* [Aim]
In the listing below, locate the line with "Reproduce this chart with matplotlib." and the line with "taxes = [5, 3, 3, 1]", then output both and everything between them exactly, minus any pictures.

╔══

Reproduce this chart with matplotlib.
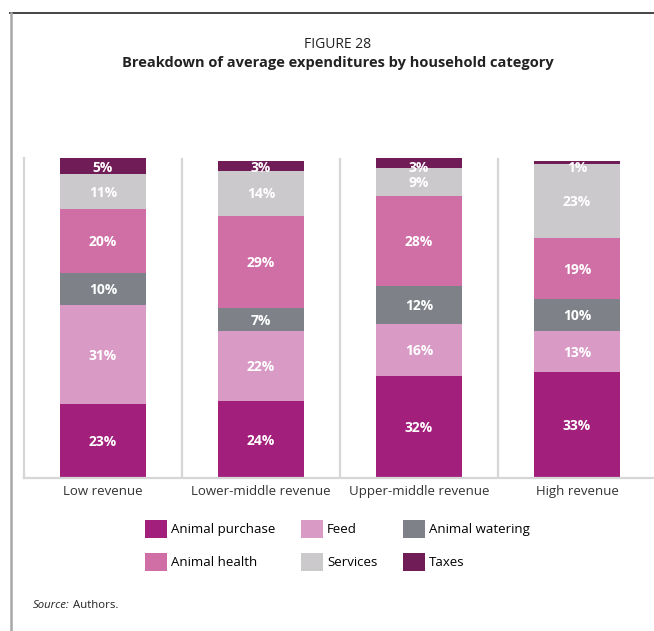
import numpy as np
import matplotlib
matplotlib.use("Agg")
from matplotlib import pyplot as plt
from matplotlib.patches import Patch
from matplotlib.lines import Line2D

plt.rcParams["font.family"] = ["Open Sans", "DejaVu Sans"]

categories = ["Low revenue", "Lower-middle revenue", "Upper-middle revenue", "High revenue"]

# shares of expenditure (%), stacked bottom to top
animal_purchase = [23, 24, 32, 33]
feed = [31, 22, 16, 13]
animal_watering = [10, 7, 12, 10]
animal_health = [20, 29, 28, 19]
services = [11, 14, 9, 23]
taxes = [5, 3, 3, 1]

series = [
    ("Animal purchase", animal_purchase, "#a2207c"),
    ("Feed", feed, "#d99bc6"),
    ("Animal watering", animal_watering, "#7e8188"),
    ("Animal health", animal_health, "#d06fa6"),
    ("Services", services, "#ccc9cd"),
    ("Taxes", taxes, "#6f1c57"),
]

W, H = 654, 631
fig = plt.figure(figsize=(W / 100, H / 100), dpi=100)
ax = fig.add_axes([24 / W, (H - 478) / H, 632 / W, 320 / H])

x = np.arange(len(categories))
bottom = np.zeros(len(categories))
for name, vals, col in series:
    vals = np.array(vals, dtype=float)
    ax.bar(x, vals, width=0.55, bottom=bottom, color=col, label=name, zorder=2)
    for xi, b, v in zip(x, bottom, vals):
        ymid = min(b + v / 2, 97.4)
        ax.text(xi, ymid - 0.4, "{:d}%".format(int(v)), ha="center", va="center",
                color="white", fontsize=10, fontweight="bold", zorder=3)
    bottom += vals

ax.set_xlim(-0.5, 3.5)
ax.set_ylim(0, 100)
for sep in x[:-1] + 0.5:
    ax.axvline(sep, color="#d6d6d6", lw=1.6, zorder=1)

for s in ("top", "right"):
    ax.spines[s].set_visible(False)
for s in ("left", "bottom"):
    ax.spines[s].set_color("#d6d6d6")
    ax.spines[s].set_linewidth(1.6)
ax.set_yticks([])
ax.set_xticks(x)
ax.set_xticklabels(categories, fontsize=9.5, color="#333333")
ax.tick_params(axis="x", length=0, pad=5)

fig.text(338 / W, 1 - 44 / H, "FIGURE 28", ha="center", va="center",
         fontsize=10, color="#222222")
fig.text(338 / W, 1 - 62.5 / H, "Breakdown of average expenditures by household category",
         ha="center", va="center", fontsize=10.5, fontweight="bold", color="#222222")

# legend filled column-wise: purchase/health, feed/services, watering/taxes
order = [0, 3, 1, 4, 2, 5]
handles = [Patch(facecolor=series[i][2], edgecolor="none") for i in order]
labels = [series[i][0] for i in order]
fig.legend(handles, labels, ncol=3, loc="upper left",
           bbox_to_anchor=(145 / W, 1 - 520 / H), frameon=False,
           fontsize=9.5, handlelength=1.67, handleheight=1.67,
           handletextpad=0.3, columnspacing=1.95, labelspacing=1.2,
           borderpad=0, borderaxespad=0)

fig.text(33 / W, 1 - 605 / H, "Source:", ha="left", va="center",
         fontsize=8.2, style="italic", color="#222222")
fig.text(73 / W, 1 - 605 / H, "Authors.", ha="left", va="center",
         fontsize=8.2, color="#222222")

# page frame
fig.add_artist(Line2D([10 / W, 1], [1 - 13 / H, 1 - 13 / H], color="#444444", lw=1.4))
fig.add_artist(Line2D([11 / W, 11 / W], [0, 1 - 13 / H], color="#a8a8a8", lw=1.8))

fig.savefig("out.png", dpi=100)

╚══
╔══

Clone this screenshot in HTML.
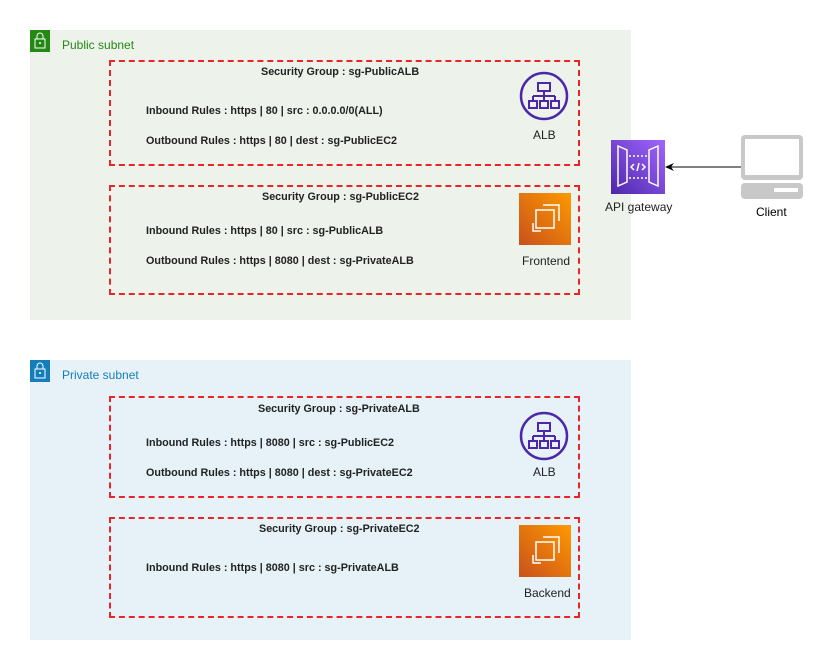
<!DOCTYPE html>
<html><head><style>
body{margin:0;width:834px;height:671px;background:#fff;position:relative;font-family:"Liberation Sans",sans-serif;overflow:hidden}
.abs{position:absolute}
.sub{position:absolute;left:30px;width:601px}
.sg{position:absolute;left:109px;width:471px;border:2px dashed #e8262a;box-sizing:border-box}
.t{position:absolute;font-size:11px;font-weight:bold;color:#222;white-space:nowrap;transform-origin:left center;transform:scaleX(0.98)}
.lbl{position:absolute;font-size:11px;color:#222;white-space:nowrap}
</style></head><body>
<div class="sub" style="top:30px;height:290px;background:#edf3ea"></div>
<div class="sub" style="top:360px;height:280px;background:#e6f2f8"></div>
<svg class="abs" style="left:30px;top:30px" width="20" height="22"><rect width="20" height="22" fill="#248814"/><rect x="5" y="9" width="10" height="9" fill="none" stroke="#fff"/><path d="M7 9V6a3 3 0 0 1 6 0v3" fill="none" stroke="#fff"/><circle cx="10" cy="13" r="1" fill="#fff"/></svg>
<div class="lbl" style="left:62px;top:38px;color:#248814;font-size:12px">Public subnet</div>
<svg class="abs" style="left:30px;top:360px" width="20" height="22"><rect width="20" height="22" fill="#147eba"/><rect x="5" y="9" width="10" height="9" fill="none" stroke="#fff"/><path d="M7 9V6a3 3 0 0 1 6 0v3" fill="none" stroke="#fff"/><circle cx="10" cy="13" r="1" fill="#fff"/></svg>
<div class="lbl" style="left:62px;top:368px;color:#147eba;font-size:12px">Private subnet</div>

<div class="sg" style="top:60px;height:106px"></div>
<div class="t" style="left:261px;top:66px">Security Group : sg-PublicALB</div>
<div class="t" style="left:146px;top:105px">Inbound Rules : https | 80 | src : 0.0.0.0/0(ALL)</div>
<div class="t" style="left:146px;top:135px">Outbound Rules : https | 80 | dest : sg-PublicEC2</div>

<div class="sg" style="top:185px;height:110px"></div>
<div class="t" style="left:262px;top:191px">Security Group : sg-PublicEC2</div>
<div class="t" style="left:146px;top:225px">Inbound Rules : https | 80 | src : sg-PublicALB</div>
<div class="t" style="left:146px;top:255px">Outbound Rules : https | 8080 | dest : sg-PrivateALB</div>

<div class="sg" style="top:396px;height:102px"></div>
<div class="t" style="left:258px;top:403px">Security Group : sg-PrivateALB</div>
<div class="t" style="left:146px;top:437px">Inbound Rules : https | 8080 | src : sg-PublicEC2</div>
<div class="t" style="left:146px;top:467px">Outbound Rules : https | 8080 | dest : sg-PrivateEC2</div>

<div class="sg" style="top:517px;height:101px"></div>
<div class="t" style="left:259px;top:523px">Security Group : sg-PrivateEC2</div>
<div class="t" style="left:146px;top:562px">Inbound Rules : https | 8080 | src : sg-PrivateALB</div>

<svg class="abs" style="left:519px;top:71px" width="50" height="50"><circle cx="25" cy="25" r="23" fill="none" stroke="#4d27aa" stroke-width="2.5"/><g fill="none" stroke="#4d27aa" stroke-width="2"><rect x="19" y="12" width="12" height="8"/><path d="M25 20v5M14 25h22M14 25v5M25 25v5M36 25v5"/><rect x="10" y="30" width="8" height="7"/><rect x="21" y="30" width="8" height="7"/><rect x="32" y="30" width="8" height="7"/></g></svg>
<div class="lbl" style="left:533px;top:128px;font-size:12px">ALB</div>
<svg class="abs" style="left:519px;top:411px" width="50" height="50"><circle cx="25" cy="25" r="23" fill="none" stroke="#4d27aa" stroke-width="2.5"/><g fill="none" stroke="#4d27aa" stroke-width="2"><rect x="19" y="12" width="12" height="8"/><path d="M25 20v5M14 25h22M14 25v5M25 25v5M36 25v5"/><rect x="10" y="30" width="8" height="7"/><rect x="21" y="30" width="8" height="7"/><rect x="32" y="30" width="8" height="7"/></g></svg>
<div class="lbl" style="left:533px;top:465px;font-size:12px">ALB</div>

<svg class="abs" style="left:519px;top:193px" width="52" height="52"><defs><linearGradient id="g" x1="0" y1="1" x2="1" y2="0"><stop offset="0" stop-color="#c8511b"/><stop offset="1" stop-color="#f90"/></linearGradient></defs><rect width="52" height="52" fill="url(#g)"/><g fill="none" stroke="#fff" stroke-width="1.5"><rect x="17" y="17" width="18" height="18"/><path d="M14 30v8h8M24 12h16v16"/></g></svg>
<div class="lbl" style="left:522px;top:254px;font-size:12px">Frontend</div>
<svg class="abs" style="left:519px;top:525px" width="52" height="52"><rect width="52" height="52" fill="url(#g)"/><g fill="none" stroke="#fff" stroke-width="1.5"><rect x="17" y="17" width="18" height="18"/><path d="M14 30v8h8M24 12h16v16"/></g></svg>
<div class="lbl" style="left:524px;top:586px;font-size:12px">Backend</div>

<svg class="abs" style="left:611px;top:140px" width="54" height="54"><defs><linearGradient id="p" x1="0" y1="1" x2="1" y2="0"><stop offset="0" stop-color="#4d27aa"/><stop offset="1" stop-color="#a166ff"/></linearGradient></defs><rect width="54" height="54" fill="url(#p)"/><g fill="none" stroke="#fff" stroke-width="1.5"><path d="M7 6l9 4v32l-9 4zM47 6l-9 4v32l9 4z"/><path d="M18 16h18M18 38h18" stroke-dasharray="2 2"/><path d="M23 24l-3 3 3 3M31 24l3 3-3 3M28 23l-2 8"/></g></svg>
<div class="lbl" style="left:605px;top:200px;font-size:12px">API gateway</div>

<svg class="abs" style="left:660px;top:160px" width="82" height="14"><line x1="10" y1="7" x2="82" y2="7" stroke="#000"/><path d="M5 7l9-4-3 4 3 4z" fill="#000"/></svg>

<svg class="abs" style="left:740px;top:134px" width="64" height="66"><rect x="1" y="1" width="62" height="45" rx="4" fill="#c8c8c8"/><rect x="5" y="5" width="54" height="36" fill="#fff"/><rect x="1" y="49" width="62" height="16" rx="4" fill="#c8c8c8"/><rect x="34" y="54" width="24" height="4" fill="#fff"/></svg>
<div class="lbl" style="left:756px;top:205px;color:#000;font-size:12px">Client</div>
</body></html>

╚══
╔══

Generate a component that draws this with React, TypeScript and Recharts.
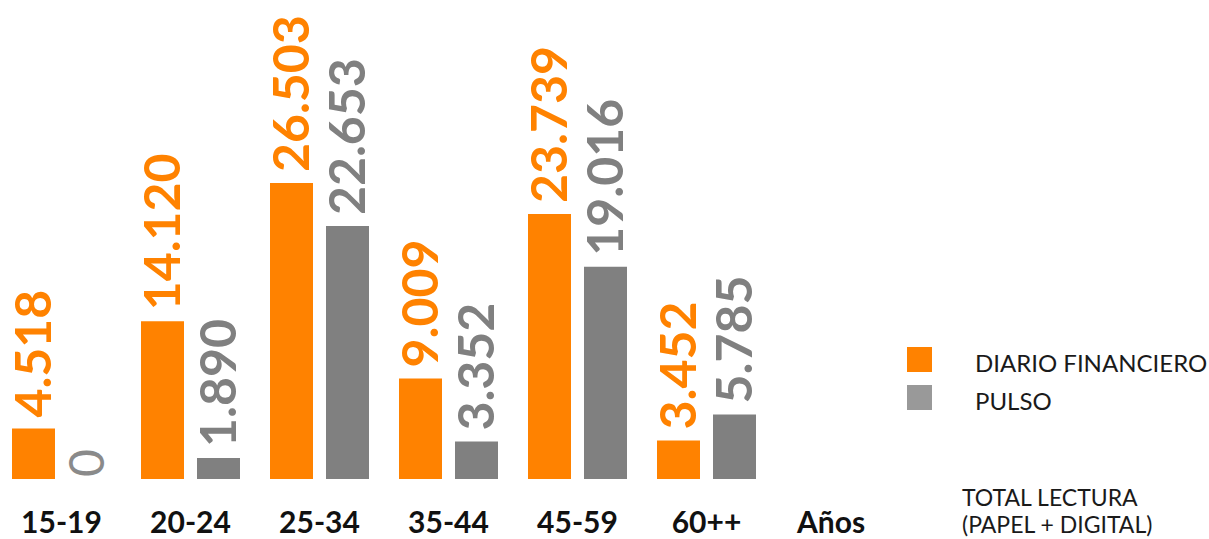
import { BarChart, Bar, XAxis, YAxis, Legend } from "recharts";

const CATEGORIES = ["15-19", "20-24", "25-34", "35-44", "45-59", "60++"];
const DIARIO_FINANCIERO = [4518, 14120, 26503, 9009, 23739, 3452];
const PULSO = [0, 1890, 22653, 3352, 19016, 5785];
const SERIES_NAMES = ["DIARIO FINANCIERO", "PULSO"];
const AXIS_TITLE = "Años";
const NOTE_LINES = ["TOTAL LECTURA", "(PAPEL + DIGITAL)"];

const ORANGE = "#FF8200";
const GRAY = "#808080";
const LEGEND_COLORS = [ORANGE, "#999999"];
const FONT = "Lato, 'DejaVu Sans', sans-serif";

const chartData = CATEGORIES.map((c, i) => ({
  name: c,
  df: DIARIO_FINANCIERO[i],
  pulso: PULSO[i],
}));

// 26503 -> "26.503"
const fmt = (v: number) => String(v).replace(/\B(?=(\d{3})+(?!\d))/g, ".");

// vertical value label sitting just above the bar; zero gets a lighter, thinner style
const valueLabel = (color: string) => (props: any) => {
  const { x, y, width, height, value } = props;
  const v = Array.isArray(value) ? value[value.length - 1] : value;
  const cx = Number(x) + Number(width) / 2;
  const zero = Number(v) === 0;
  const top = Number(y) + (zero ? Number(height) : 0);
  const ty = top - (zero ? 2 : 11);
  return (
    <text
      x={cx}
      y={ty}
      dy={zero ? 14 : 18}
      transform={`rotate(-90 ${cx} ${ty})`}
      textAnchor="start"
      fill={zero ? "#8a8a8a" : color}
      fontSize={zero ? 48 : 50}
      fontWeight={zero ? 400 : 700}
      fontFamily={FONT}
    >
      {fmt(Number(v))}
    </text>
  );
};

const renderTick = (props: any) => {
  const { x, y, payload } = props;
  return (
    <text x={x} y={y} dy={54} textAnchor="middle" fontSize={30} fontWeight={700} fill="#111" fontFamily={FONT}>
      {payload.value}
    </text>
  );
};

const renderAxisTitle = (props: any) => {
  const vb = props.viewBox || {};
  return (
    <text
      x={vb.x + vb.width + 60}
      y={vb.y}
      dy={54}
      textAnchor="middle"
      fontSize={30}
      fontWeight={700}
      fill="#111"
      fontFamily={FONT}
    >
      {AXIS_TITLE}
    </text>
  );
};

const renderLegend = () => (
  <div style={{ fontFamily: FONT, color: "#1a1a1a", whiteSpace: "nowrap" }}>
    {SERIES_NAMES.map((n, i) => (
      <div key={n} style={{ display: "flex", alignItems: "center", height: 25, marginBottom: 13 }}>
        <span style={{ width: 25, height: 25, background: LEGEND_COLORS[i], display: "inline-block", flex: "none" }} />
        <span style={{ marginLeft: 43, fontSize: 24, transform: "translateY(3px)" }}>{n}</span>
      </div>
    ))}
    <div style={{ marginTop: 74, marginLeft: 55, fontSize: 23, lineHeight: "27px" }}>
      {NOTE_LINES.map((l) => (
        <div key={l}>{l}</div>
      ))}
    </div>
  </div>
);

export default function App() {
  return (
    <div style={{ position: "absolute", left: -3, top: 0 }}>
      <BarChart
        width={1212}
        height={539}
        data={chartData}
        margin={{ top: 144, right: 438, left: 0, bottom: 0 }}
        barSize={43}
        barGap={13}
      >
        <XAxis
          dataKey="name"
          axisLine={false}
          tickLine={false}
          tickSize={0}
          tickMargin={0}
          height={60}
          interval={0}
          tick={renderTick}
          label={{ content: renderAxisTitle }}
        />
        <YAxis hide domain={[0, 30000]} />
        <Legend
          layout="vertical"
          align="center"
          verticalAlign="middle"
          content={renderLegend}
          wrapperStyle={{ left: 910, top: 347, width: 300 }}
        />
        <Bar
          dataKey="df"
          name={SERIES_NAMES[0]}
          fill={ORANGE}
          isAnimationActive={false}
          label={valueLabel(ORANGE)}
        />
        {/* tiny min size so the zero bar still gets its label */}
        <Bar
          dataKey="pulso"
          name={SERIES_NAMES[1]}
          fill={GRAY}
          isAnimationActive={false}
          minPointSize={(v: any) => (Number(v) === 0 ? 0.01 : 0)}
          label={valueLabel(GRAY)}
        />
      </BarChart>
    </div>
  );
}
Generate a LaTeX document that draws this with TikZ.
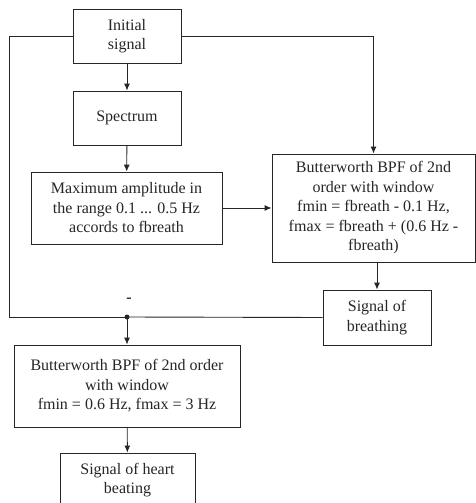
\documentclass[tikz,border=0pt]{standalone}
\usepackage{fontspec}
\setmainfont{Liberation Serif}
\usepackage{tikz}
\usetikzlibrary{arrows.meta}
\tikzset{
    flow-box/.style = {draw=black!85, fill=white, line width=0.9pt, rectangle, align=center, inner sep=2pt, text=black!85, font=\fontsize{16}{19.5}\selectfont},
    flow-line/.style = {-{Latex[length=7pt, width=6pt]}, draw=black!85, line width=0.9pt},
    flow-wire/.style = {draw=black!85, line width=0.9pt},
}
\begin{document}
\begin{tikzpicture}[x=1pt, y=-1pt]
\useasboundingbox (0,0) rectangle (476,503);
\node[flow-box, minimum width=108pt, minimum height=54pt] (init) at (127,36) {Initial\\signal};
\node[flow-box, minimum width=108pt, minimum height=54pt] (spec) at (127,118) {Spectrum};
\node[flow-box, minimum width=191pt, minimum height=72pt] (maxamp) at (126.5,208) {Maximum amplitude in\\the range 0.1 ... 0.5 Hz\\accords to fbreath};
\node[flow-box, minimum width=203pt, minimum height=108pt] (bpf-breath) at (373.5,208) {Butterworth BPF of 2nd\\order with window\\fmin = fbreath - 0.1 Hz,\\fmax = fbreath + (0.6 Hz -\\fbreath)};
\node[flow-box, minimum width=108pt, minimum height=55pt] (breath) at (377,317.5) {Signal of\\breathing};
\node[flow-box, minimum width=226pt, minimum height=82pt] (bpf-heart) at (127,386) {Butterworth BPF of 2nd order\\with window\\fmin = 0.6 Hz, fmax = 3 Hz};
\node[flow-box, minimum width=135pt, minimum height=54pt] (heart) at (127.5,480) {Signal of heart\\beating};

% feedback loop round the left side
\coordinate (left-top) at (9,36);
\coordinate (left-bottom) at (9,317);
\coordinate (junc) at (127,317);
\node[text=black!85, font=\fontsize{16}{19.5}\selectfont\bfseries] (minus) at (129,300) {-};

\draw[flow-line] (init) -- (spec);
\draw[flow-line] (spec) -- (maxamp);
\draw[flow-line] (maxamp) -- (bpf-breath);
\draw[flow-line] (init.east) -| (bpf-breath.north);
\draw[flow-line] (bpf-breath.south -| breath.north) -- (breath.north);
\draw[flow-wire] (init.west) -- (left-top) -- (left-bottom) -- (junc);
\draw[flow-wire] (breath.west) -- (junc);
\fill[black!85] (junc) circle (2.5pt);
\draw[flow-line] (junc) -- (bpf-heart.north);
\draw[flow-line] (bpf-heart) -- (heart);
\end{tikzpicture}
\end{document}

╚══

* [Exercise answer]
Reproduce this chart with matplotlib.
import numpy as np
import matplotlib
matplotlib.use("Agg")
from matplotlib import pyplot as plt
from matplotlib.patches import Patch
from matplotlib.lines import Line2D

plt.rcParams["font.family"] = ["Open Sans", "DejaVu Sans"]

categories = ["Low revenue", "Lower-middle revenue", "Upper-middle revenue", "High revenue"]

# shares of expenditure (%), stacked bottom to top
animal_purchase = [23, 24, 32, 33]
feed = [31, 22, 16, 13]
animal_watering = [10, 7, 12, 10]
animal_health = [20, 29, 28, 19]
services = [11, 14, 9, 23]
taxes = [5, 3, 3, 1]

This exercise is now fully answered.